Executive Protection Institute

Executive Protection Institute

The risks of unconditional obedience in Executive Protection: the dangerous 'Yes Pattern'.

Executive Protection is probably the only profession based on habits and customs, improvisations, cognitive biases and very few serious studies and research. The profession was able to function this way for decades in many countries, since nothing happened and the inefficiency and danger of this pseudo methodology was not seen. Unfortunately, Mexico is no longer one of these countries and in the last year alone, 9 executives and 15 of their escorts were murdered here.

One of the concepts contributing to this disastrous outcome is undoubtedly
the "Si Patron". In this concept, the escorts basically follow the executive, do what he or she tells them to do, without having any influence over the attitudes and/or activity of the protégé, some of whom exponentially raise their risks making it impossible to protect them. As demonstrated by the aforementioned 24 unfortunate deaths in Mexico in the last year.

The deadly "Yes Pattern" methodology is based on three premises that are wholly or partially fallacious:

1. We are hired to make the executive's life easier.
2. He who pays the piper calls the tune. The executive will not accept suggestions, since he pays and what he wants is done.
3. We cannot change the executive's lifestyle.

These arguments would seem convincing if it were not for the disastrous results of their application. But let us analyze:

1. We are not hired to make executives' lives easier, but to manage and reduce their risks. While it is true that many of our activities as a "by product" make the executive's life easier, this is not our main objective. We are hired because a security study showed that the executive is vulnerable to certain risks, which he himself understands and accepts, and we are implementing the necessary measures to mitigate them. Otherwise, we would be called "executive hostesses" and not executive protection. However, it is true that many executive comfort activities that we can perform help reduce risks as we explain in this video:

but there are also many other activities of the same nature that can increase risks if carried out indiscriminately.

2. In executive protection, "he who pays the piper calls the tune" does not apply. Our profession is the activity where lives depend on the protectors in the same way that the lives of the passengers depend on the pilot of an airplane, and no passenger gives orders to the pilot on how to steer the aircraft, even though they paid for the ticket, or even if it were the owner of the airline himself.

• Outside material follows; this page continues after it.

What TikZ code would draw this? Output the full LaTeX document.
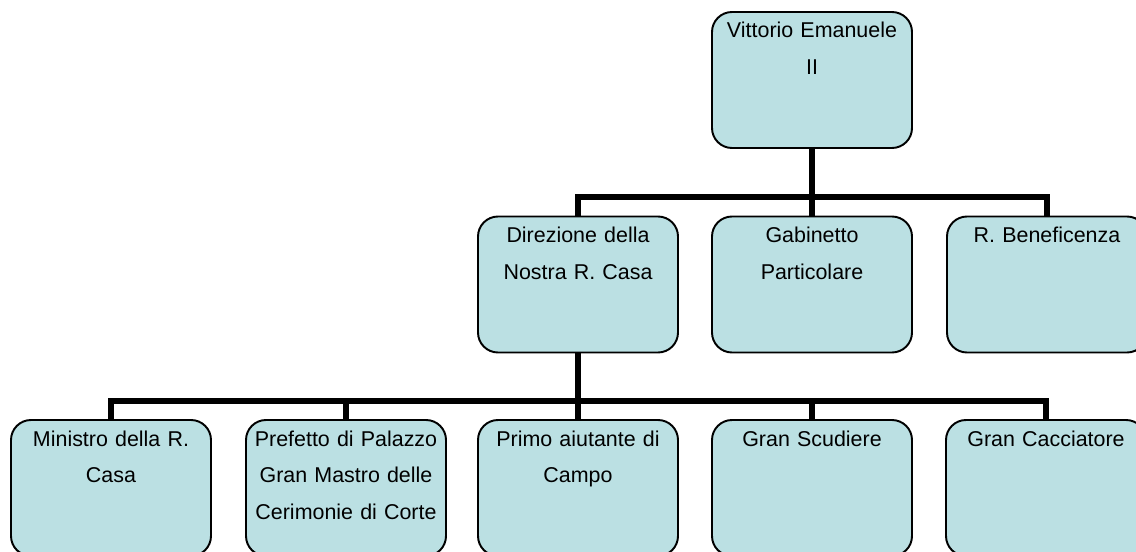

3. No one is trying to change the lifestyle of executives, only to make the necessary logistical adjustments to manage their risks. These are two very different things. Here are some examples: businessman Adolfo Lagos was murdered in 2017 when his escorts were trying to defend him from an assault while riding his bicycle on a route with high rates of this crime. Changing his lifestyle would be to have told him to stop cycling. Suggesting a route with lower crime rates would be a logistical adjustment that reduces the risks only without affecting the lifestyle itself. Businessman Martin Rodriguez was murdered in 2021 as he left the gym. Changing the lifestyle would be to have told him to stop going to the gym. Suggesting other facilities that do not involve as much "sewing" would be a logistical adjustment only. (Of course, apparently in the latter case many other things would be required).

The list of unfortunate deaths caused in whole or in part by the "Si Patron" concept is very long. This is why modern Executive Protection starts with establishing the client's own collaboration. Of course, this requires a new set of skills which are communication, negotiation and persuasion of the user, something very different from the reactive skills traditionally associated with our profession.

Executives, for the most part, are intelligent and capable people who understand the reasons and well-founded concepts. This is a process of negotiation and acceptance by conviction, not imposition. At least, these are our experiences of operating with executives in LATAM for almost 30 years. Of course, there will always be colleagues who can't, don't know, don't want to or simply are not interested in this type of work. However, from what we have seen in Mexico in the last year alone, achieving collaboration with the executive has no alternative to save lives, both of the protected and the protectors.